Just to be clear, I never said that. I'm just asking that y'all spread it out a bit. If someone made a thread called "The Music Thread" and just ended up talking about Tupac and Biggie, I'd raise my voice about that too. I have nothing against modern literature -- It's just that I haven't seen many references to modern literature except stuff from one genre.
Tupac and Biggie are artists -- if the discussion of modern music was only talking about rap, that would be closer.

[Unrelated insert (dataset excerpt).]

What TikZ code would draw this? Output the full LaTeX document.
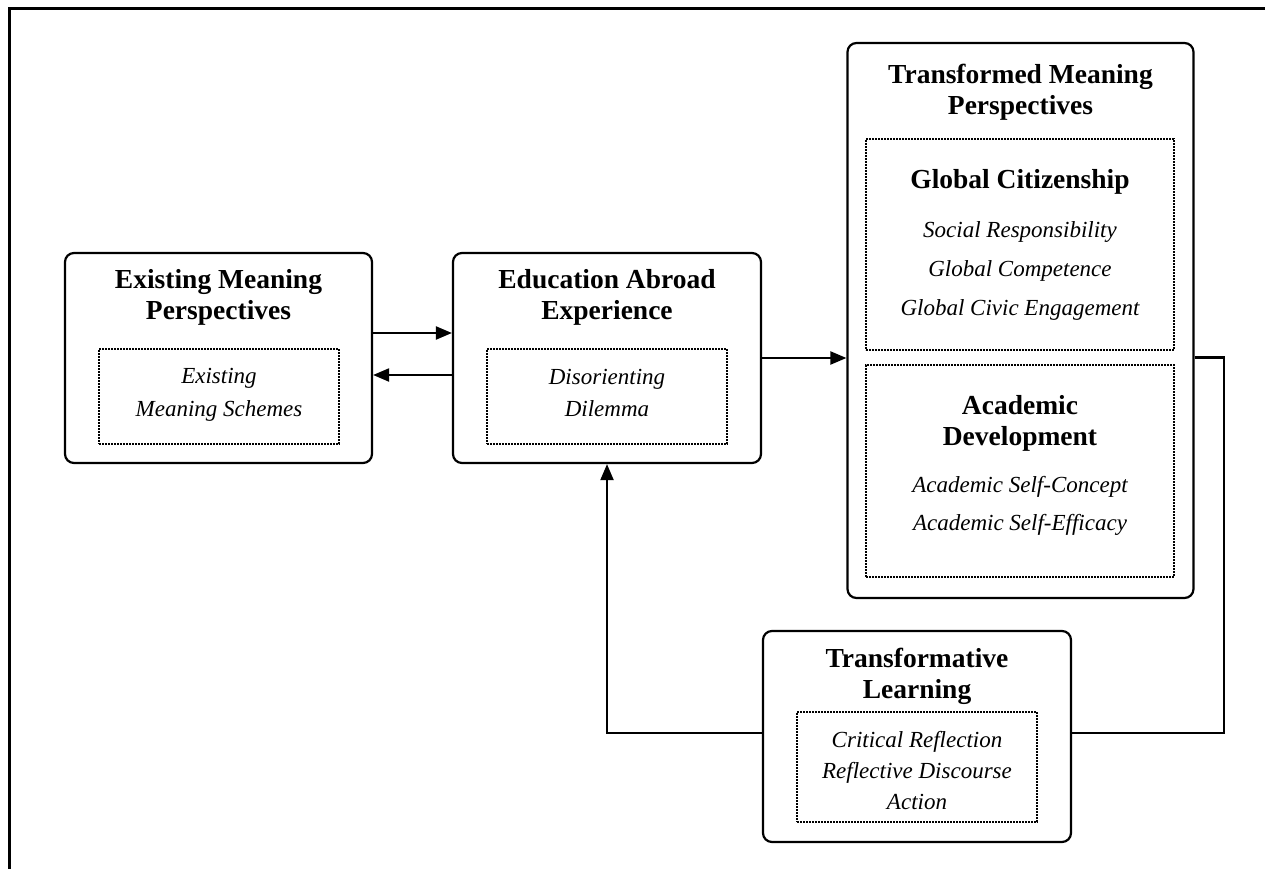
\documentclass[tikz,border=0pt]{standalone}
\usepackage{fontspec}
\setmainfont{Liberation Serif}
\usetikzlibrary{arrows.meta}
\tikzset{
  box/.style={draw, line width=2.2pt, rounded corners=9pt, inner sep=0pt},
  subbox/.style={draw, line width=1.6pt, dash pattern=on 1.6pt off 1.4pt, inner sep=0pt},
  title/.style={align=center, inner sep=0pt, font=\fontsize{27.5}{31}\selectfont\bfseries},
  items/.style={align=center, inner sep=0pt, font=\fontsize{23}{#1}\selectfont\itshape},
  link/.style={line width=2.1pt},
  arr/.style={link, -{Triangle[length=16pt,width=13pt]}}
}
\begin{document}
\begin{tikzpicture}[x=1pt,y=-1pt]
\useasboundingbox (0,0) rectangle (1265,869);
% page frame
\draw[line width=3pt] (1265,9) -- (9,9) -- (9,869);

% main boxes
\node[box, minimum width=307pt, minimum height=210pt] (exist) at (218.5,358) {};
\node[box, minimum width=308pt, minimum height=210pt] (abroad) at (607,358) {};
\node[box, minimum width=346pt, minimum height=555pt] (transf) at (1020.5,320.5) {};
\node[box, minimum width=308pt, minimum height=211pt] (learn) at (917,736.5) {};

% dotted inner boxes
\node[subbox, minimum width=240pt, minimum height=95pt] (schemes) at (219,396.5) {};
\node[subbox, minimum width=240pt, minimum height=95pt] (dilemma) at (607,396.5) {};
\node[subbox, minimum width=308pt, minimum height=211pt] (citizen) at (1020,244.5) {};
\node[subbox, minimum width=308pt, minimum height=212pt] (academic) at (1020,471) {};
\node[subbox, minimum width=240pt, minimum height=110pt] (process) at (917,767) {};

% titles
\node[title] (existT) at (218.5,297) {Existing Meaning\\Perspectives};
\node[title] (abroadT) at (607,297) {Education Abroad\\Experience};
\node[title] (transfT) at (1020.5,92.5) {Transformed Meaning\\Perspectives};
\node[title] (citizenT) at (1020,182) {Global Citizenship};
\node[title] (academicT) at (1020,423.5) {Academic\\Development};
\node[title] (learnT) at (917,676) {Transformative\\Learning};

% item lists
\node[items=33] (schemesL) at (219,394.5) {Existing\\Meaning Schemes};
\node[items=32] (dilemmaL) at (607,393) {Disorienting\\Dilemma};
\node[items=39] (citizenL) at (1020,271) {Social Responsibility\\Global Competence\\Global Civic Engagement};
\node[items=38] (academicL) at (1020,506) {Academic Self-Concept\\Academic Self-Efficacy};
\node[items=31] (processL) at (917,771) {Critical Reflection\\Reflective Discourse\\Action};

% connectors
\draw[arr] ([yshift=25pt]exist.east) -- ([yshift=25pt]abroad.west);
\draw[arr] ([yshift=-17pt]abroad.west) -- ([yshift=-17pt]exist.east);
\draw[arr] (abroad.east) -- (abroad.east -| transf.west);
\coordinate (loopR) at ([xshift=29pt,yshift=-37pt]transf.east);
\draw[link] ([yshift=-37pt]transf.east) -- (loopR) |- ([yshift=3.5pt]learn.east);
\draw[arr] ([yshift=3.5pt]learn.west) -| (abroad.south);
\end{tikzpicture}
\end{document}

Those genres are popular. That's what people read. What else SHOULD we talk about? Unpopular genres? Stuff people don't read? Sci-fi, fantasy, horror -- that's the bulk of modern literature (and the last is mostly due to Stephen King alone. There are other, perhaps even better, horror writers -- but he's the reason the genre is popular). Tolkien made modern fantasy popular -- god knows where I'd trace sci-fi to...the pulps of the 50s, I suppose. There's straight up fiction, but a lot of THAT has fantasy or futuristic elements these days. (We are living in the future, so to speak). Like Wicked or The Time Traveller's Wife -- I would call either of them strictly fantasy or sci-fi. I'm not sure where I'd catalogue either of those.

We could do Oprah's book club -- the works she chooses are VERY widely read, and not strictly genre limited (although you can more or less tell her taste in reading by her choices).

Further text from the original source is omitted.